De volta às cercanias da Grote Markt, desfecho noturno bacana é combinar um jantar no Café Marcel, no hotel homônimo, com um espetáculo no renascentista Stadsschouwburg.
É dia da minha saideira. Encantado, acordei. Me esbaldei com os pães da Le Pain de Sebastien. Provei chocolates no Choco Story, museu da matéria. Belisquei biscoitos speculoos, típicos belgas/holandeses, na Juliette’s, loja que vende forminhas legais para presentear.
Pena que não deu para ir aos moinhos de vento.

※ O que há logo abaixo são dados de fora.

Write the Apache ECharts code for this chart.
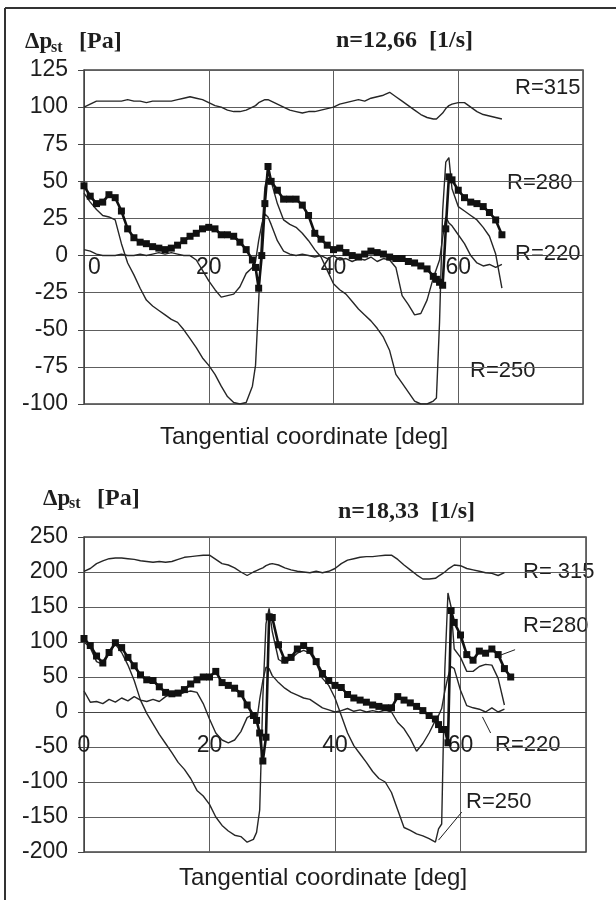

Speculoos, moinhos, canais… Não, não vou comparar de novo a Bélgica à Holanda, países mais que fronteiriços, quase gêmeos. E que nenhum belga ou dutch leia isso, pois, como vizinhos, sustentam certa rivalidade, podem ficar brabos e escrever uma matéria nos comparando aos argentinos.
De abril a junho, na primavera, o clima é agradável e as paisagens atingem o ápice. De julho a setembro, os turistas chegam em peso para os festivais e os preços sobem um pouco. Ainda que chuvoso, o outono, de setembro a novembro, deixa os bosques alaranjados. O inverno é rigoroso, venta muito – vale para quem procura os mercados de Natal de Bruxelas e Bruges.